Despite some concerns about regression in the wake of a breakout season, the Orioles haven’t done much this winter, instead choosing to put their faith in players coming back from injuries, such as left fielder Nolan Reimold. That should give Duquette plenty of resources from which to bid for one of the lingering starters, who would slide into a rotation that currently includes Jason Hammel, Wei-Yin Chen, Chris Tillman, and Miguel Gonzalez. The fifth spot is up for grabs between Brian Matusz, Steve Johnson, Jake Arrieta, and Zach Britton, but while manager Buck Showalter seemingly has abundant in-house options, each carries significant question marks. Duquette mentioned that he hopes that top pitching prospects Dylan Bundy and Kevin Gausman might figure into the equation this year, though it’s unclear if either will be given a chance to crack the starting five on Opening Day.

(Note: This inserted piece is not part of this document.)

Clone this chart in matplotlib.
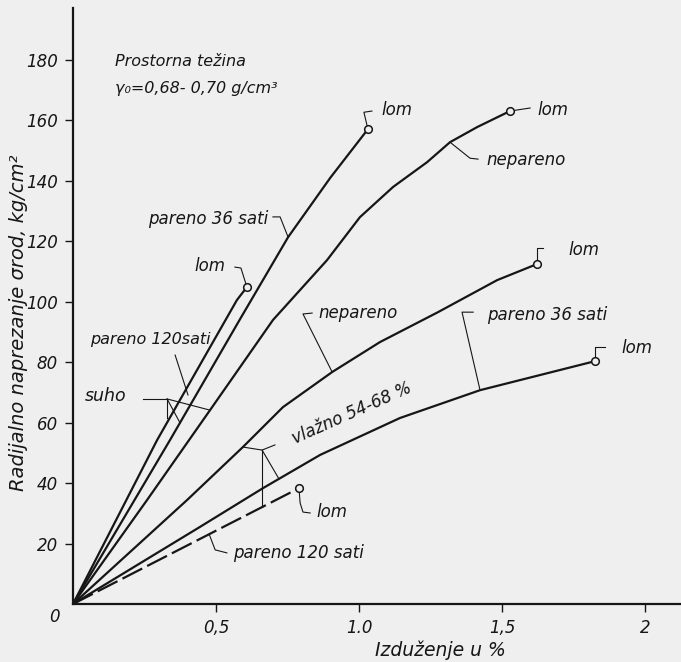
import numpy as np
import matplotlib.pyplot as plt

# suho (dry) specimens
suho_120_x = [0, 0.294, 0.573, 0.608]
suho_120_y = [0, 54.2, 100.5, 104.8]
suho_36_x = [0, 0.339, 0.584, 0.752, 0.900, 1.031]
suho_36_y = [0, 54.2, 94.2, 121.3, 141.0, 157.0]
suho_nep_x = [0, 0.259, 0.479, 0.699, 0.888, 1.003, 1.119, 1.238, 1.318, 1.413, 1.528]
suho_nep_y = [0, 34.4, 64.1, 93.9, 113.7, 127.9, 137.9, 146.1, 152.7, 157.7, 163.0]

# vlazno 54-68 % specimens
vl_nep_x = [0, 0.399, 0.594, 0.734, 0.906, 1.073, 1.276, 1.483, 1.622]
vl_nep_y = [0, 34.4, 51.9, 65.1, 76.7, 86.6, 96.5, 107.1, 112.4]
vl_36_x = [0, 0.444, 0.664, 0.864, 1.143, 1.423, 1.825]
vl_36_y = [0, 25.5, 38.3, 49.3, 61.5, 70.7, 80.3]
vl_120_x = [0, 0.790]
vl_120_y = [0, 38.3]

x_ticks = [0.5, 1.0, 1.5, 2.0]
x_tick_labels = ["0,5", "1.0", "1,5", "2"]
y_ticks = [20, 40, 60, 80, 100, 120, 140, 160, 180]

bg = "#efefef"
ink = "#161616"
plt.rcParams["font.family"] = ["DejaVu Sans"]
plt.rcParams["font.style"] = "italic"

fig = plt.figure(figsize=(6.81, 6.62), dpi=100, facecolor=bg)
ax = fig.add_axes([0.1072, 0.0876, 0.893, 0.900], facecolor=bg)
ax.set_xlim(0, 2.126)
ax.set_ylim(0, 197)

for s in ["top", "right"]:
    ax.spines[s].set_visible(False)
for s in ["left", "bottom"]:
    ax.spines[s].set_linewidth(1.6)
    ax.spines[s].set_color(ink)

ax.set_xticks(x_ticks)
ax.set_xticklabels(x_tick_labels)
ax.set_yticks(y_ticks)
ax.tick_params(axis="both", direction="out", length=6, width=1, color=ink,
               labelsize=12, labelcolor=ink)
ax.tick_params(axis="x", pad=5)
ax.tick_params(axis="y", pad=5)

solid = [(suho_120_x, suho_120_y), (suho_36_x, suho_36_y), (suho_nep_x, suho_nep_y),
         (vl_nep_x, vl_nep_y), (vl_36_x, vl_36_y)]
for cx, cy in solid:
    ax.plot(cx, cy, color=ink, lw=1.6, solid_capstyle="round", solid_joinstyle="round")
ax.plot(vl_120_x, vl_120_y, color=ink, lw=1.6, dashes=(10, 2.5))

# break points (lom)
for cx, cy in solid + [(vl_120_x, vl_120_y)]:
    ax.plot(cx[-1], cy[-1], "o", ms=5.5, mfc=bg, mec=ink, mew=1.1, zorder=5)


def on(cx, cy, x):
    return float(np.interp(x, cx, cy))


def leader(*pts):
    xs, ys = zip(*pts)
    ax.plot(xs, ys, color=ink, lw=0.8)


def label(x, y, s, size=12, **kw):
    ax.text(x, y, s, fontsize=size, color=ink, va="center", **kw)


# "lom" callouts
e = (suho_120_x[-1], suho_120_y[-1])
leader(e, (0.587, 111.1), (0.566, 111.4))
label(0.479, 111.6, "lom", ha="center")

e = (suho_36_x[-1], suho_36_y[-1])
leader(e, (1.017, 162.6), (1.045, 163.0))
label(1.133, 163.2, "lom", ha="center")

e = (suho_nep_x[-1], suho_nep_y[-1])
leader(e, (1.598, 164.0))
label(1.678, 163.5, "lom", ha="center")

e = (vl_nep_x[-1], vl_nep_y[-1])
leader(e, (1.622, 117.7), (1.642, 117.7))
label(1.787, 117.0, "lom", ha="center")

e = (vl_36_x[-1], vl_36_y[-1])
leader(e, (1.825, 85.0), (1.860, 85.0))
label(1.972, 84.5, "lom", ha="center")

e = (vl_120_x[-1], vl_120_y[-1])
leader(e, (0.794, 33.4), (0.804, 30.4), (0.829, 30.1))
label(0.906, 30.4, "lom", ha="center")

# curve names
leader((1.318, on(suho_nep_x, suho_nep_y, 1.318)), (1.388, 147.4), (1.416, 147.1))
label(1.447, 146.8, "nepareno", ha="left")

leader((0.752, on(suho_36_x, suho_36_y, 0.752)), (0.724, 128.0), (0.699, 128.0))
label(0.262, 127.3, "pareno 36 sati", ha="left")

leader((0.402, on(suho_120_x, suho_120_y, 0.402) - 3), (0.357, 82.3))
label(0.059, 87.3, "pareno 120sati", size=11.5, ha="left")

leader((0.245, 67.8), (0.329, 67.8))
leader((0.329, 67.8), (0.329, 61.5))
leader((0.329, 67.8), (0.374, on(suho_36_x, suho_36_y, 0.374)))
leader((0.329, 67.8), (0.479, on(suho_nep_x, suho_nep_y, 0.479)))
label(0.042, 68.8, "suho", size=12.5, ha="left")

leader((0.906, on(vl_nep_x, vl_nep_y, 0.906)), (0.804, 95.9), (0.836, 96.2))
label(0.857, 96.3, "nepareno", ha="left")

leader((0.594, on(vl_nep_x, vl_nep_y, 0.594)), (0.661, 50.9), (0.706, 52.6))
leader((0.661, 50.9), (0.661, on(vl_120_x, vl_120_y, 0.661)))
leader((0.661, 50.9), (0.720, on(vl_36_x, vl_36_y, 0.720)))
label(0.975, 63.0, "vlažno 54-68 %", size=12, ha="center", rotation=24,
      rotation_mode="anchor")

leader((1.423, on(vl_36_x, vl_36_y, 1.423)), (1.360, 96.5), (1.399, 96.5))
label(1.448, 95.7, "pareno 36 sati", size=12, ha="left")

leader((0.476, on(vl_120_x, vl_120_y, 0.476)), (0.497, 17.9), (0.538, 16.9))
label(0.559, 16.9, "pareno 120 sati", size=12, ha="left")

# header
label(0.147, 179.5, "Prostorna težina", size=11.5, ha="left")
label(0.147, 170.6, "γ₀=0,68- 0,70 g/cm³", size=11.5, ha="left")

# axis titles
ax.text(-0.063, -4.3, "0", fontsize=12, color=ink, ha="center", va="center",
        clip_on=False)
ax.text(1.283, -12.2, "Izduženje u %", fontsize=13.5, color=ink, ha="center",
        va="top", clip_on=False)
ax.text(-0.189, 93, "Radijalno naprezanje σrod, kg/cm²", fontsize=14, color=ink,
        ha="center", va="center", rotation=90, clip_on=False)

fig.savefig("out.png", dpi=100, facecolor=bg)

One way to stabilize the end of the rotation would be to bring back Joe Saunders, who proved reliable enough after coming over from the Diamondbacks in late August to draw interest from four teams. FOX Sports’ Jon Morosi wondered earlier this week if the Orioles could explore a swap with the Tigers for Rick Porcello. In either case, Duquette also hinted that he continues to scour the trade block for a power hitter, and if he can find a reliable veteran to round out the rotation, then perhaps one of the aforementioned young arms could be used to help bolster the lineup.